Leaders recognise the importance of attendance and have worked hard to close attendance gaps for particular groups of pupils. This work has been successful for pupils with SEND. Leaders have identified that they still need to improve the attendance of disadvantaged pupils so that they do not miss out on important learning.

Pupils' personal and character development is a priority here. The curriculum in personal, social, health and economic education provides pupils with a broad understanding of life in modern Britain. Pupils find this work particularly memorable because it is linked to their regular assemblies.

Pupils learn about the importance of diversity and equality, many commenting that this is a strength of their school community.

The governing body has a clear understanding of the school's strengths and weaknesses. Governors share in leaders' ambition and vision for the future.

Along with leaders, governors consider staff workload and well-being. They make sure that this is taken into account when making changes, including to the way teachers use assessment. Alongside the MAT, governors bring substantial expertise to their roles, which they draw on to support and challenge leaders.

The extent to which leaders have gained the support and trust of the local community is impressive.

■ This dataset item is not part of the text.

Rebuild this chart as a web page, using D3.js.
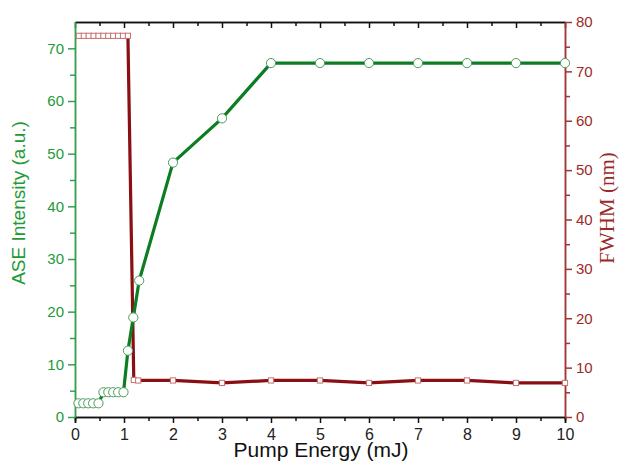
<!DOCTYPE html>
<html>
<head>
<meta charset="utf-8">
<script src="https://cdn.jsdelivr.net/npm/d3@7"></script>
<style>
  body { margin: 0; background: #fff; }
  svg { display: block; }
</style>
</head>
<body>
<svg id="chart" width="619" height="461"></svg>
<script>
// ASE intensity (left axis, green)
const aseEnergy = [0.07, 0.17, 0.27, 0.37, 0.48, 0.58, 0.68, 0.78, 0.88, 0.99, 1.08, 1.19, 1.31, 2, 3, 4, 5, 6, 7, 8, 9, 10];
const aseValues = [2.6, 2.6, 2.6, 2.6, 2.6, 4.7, 4.7, 4.7, 4.7, 4.7, 12.6, 18.9, 25.9, 48.3, 56.7, 67.2, 67.2, 67.2, 67.2, 67.2, 67.2, 67.2];

// FWHM (right axis, dark red)
const fwhmEnergy = [0.08, 0.18, 0.28, 0.38, 0.48, 0.58, 0.68, 0.78, 0.88, 0.98, 1.08, 1.2, 1.29, 2, 3, 4, 5, 6, 7, 8, 9, 10];
const fwhmValues = [77.2, 77.2, 77.2, 77.2, 77.2, 77.2, 77.2, 77.2, 77.2, 77.2, 77.2, 7.5, 7.4, 7.4, 6.9, 7.4, 7.4, 6.9, 7.4, 7.4, 6.9, 6.9];

const xTicks = [0, 1, 2, 3, 4, 5, 6, 7, 8, 9, 10];
const leftTicks = [0, 10, 20, 30, 40, 50, 60, 70];
const rightTicks = [0, 10, 20, 30, 40, 50, 60, 70, 80];

const margin = { left: 75, right: 54, top: 22, bottom: 44 };
const W = 619, H = 461;

const svg = d3.select("#chart");

const x = d3.scaleLinear().domain([0, 10]).range([margin.left, W - margin.right]);
const yL = d3.scaleLinear().domain([0, 75]).range([H - margin.bottom, margin.top]);
const yR = d3.scaleLinear().domain([0, 80]).range([H - margin.bottom, margin.top]);

const green = "#0c7d22";
const axisGreen = "#35a04c";
const darkRed = "#8a0f12";
const axisRed = "#a33434";

// minor ticks
const xMinor = d3.range(0.5, 10, 1);
const leftMinor = d3.range(5, 75, 10);
const rightMinor = d3.range(5, 80, 10);

// bottom axis
const gBottom = svg.append("g").attr("transform", `translate(0,${H - margin.bottom})`);
gBottom.call(d3.axisBottom(x).tickValues(xTicks).tickFormat(d3.format("d")).tickSize(6).tickPadding(6));
gBottom.append("g").call(d3.axisBottom(x).tickValues(xMinor).tickFormat("").tickSize(4));
gBottom.selectAll("path").attr("stroke", "#111").attr("stroke-width", 1.5);
gBottom.selectAll(".tick line").attr("stroke", "#111").attr("stroke-width", 1.5);
gBottom.selectAll("text").attr("font-family", "Liberation Sans, Arial, sans-serif").attr("font-size", 16).attr("fill", "#222");

// top axis, ticks pointing inward
const gTop = svg.append("g").attr("transform", `translate(0,${margin.top})`);
gTop.call(d3.axisBottom(x).tickValues(xTicks).tickFormat("").tickSize(6).tickSizeOuter(0));
gTop.append("g").call(d3.axisBottom(x).tickValues(xMinor).tickFormat("").tickSize(4).tickSizeOuter(0));
gTop.selectAll("path").attr("stroke", "#111").attr("stroke-width", 1.5);
gTop.selectAll(".tick line").attr("stroke", "#111").attr("stroke-width", 1.5);

// left axis
const gLeft = svg.append("g").attr("transform", `translate(${margin.left},0)`);
gLeft.call(d3.axisLeft(yL).tickValues(leftTicks).tickSize(7).tickPadding(4).tickSizeOuter(0));
gLeft.append("g").call(d3.axisLeft(yL).tickValues(leftMinor).tickFormat("").tickSize(5).tickSizeOuter(0));
gLeft.selectAll("path").attr("stroke", axisGreen).attr("stroke-width", 1.5);
gLeft.selectAll(".tick line").attr("stroke", axisGreen).attr("stroke-width", 1.5);
gLeft.selectAll("text").attr("font-family", "Liberation Sans, Arial, sans-serif").attr("font-size", 15).attr("fill", "#1e9a36");

// right axis
const gRight = svg.append("g").attr("transform", `translate(${W - margin.right},0)`);
gRight.call(d3.axisRight(yR).tickValues(rightTicks).tickSize(7).tickPadding(4).tickSizeOuter(0));
gRight.append("g").call(d3.axisRight(yR).tickValues(rightMinor).tickFormat("").tickSize(5).tickSizeOuter(0));
gRight.selectAll("path").attr("stroke", axisRed).attr("stroke-width", 1.5);
gRight.selectAll(".tick line").attr("stroke", axisRed).attr("stroke-width", 1.5);
gRight.selectAll("text").attr("font-family", "Liberation Sans, Arial, sans-serif").attr("font-size", 15).attr("fill", "#9a2a2a");

// lines
const fwhmPts = fwhmEnergy.map((e, i) => [e, fwhmValues[i]]);
const asePts = aseEnergy.map((e, i) => [e, aseValues[i]]);

svg.append("path")
  .datum(fwhmPts)
  .attr("d", d3.line().x(d => x(d[0])).y(d => yR(d[1])))
  .attr("fill", "none")
  .attr("stroke", darkRed)
  .attr("stroke-width", 3.2);

svg.append("path")
  .datum(asePts)
  .attr("d", d3.line().x(d => x(d[0])).y(d => yL(d[1])))
  .attr("fill", "none")
  .attr("stroke", green)
  .attr("stroke-width", 3.2);

// markers
svg.append("g").selectAll("rect")
  .data(fwhmPts)
  .join("rect")
  .attr("x", d => x(d[0]) - 2.6)
  .attr("y", d => yR(d[1]) - 2.6)
  .attr("width", 5.2)
  .attr("height", 5.2)
  .attr("fill", "#fff")
  .attr("stroke", "#c87070")
  .attr("stroke-width", 1);

svg.append("g").selectAll("circle")
  .data(asePts)
  .join("circle")
  .attr("cx", d => x(d[0]))
  .attr("cy", d => yL(d[1]))
  .attr("r", 4.6)
  .attr("fill", "#fff")
  .attr("stroke", "#4c9c5c")
  .attr("stroke-width", 1);

// axis titles
svg.append("text")
  .attr("transform", `translate(25,203) rotate(-90)`)
  .attr("text-anchor", "middle")
  .attr("font-family", "Liberation Sans, Arial, sans-serif")
  .attr("font-size", 19)
  .attr("fill", "#1e9a36")
  .text("ASE Intensity (a.u.)");

svg.append("text")
  .attr("transform", `translate(614,208) rotate(-90)`)
  .attr("text-anchor", "middle")
  .attr("font-family", "Liberation Serif, Times New Roman, serif")
  .attr("font-size", 21)
  .attr("fill", "#9a2a2a")
  .text("FWHM (nm)");

svg.append("text")
  .attr("x", 321)
  .attr("y", 457)
  .attr("text-anchor", "middle")
  .attr("font-family", "Liberation Sans, Arial, sans-serif")
  .attr("font-size", 21)
  .attr("fill", "#111")
  .text("Pump Energy (mJ)");
</script>
</body>
</html>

The arrangements for safeguarding are effective.

Leaders treat safeguarding as a priority here.

Staff are trained well and identify concerns proactively. They refer these concerns on to leaders, who act quickly and effectively to put support in place for pupils and families who need it. Often, this involves working with external agencies.

Leaders ensure that the necessary checks are carried out on new staff. Pupils are taught to keep themselves safe, for example they learn about healthy relationships and staying safe online. Governors and the multi-academy trust maintain an appropriate oversight of the arrangements for safeguarding and understand their responsibilities well.

What does the school need to do to improve?

(Information for the school and appropriate authority)

• Sometimes, lesson activities in the foundation subjects do not build clearly on what pupils have learned before. Leaders should continue to refine their planning of these subjects and the training they provide to teachers. This will help to ensure that lesson activities are more consistently designed to build on what pupils already know.

• In a few of the foundation subjects, it is not clear precisely what leaders want pupils to know and remember. Sometimes, pupils remember activities in these subjects, but not the intended learning. Leaders should ensure that knowledge is precisely identified within the curriculum for each subject and that teachers build in opportunities to check that this has been learned.

• Some pupils who are disadvantaged do not attend school as often as their peers, or sometimes arrive late. These pupils miss out on important learning. Leaders should continue to focus on attendance and punctuality, to make sure that all pupils attend school as regularly as possible.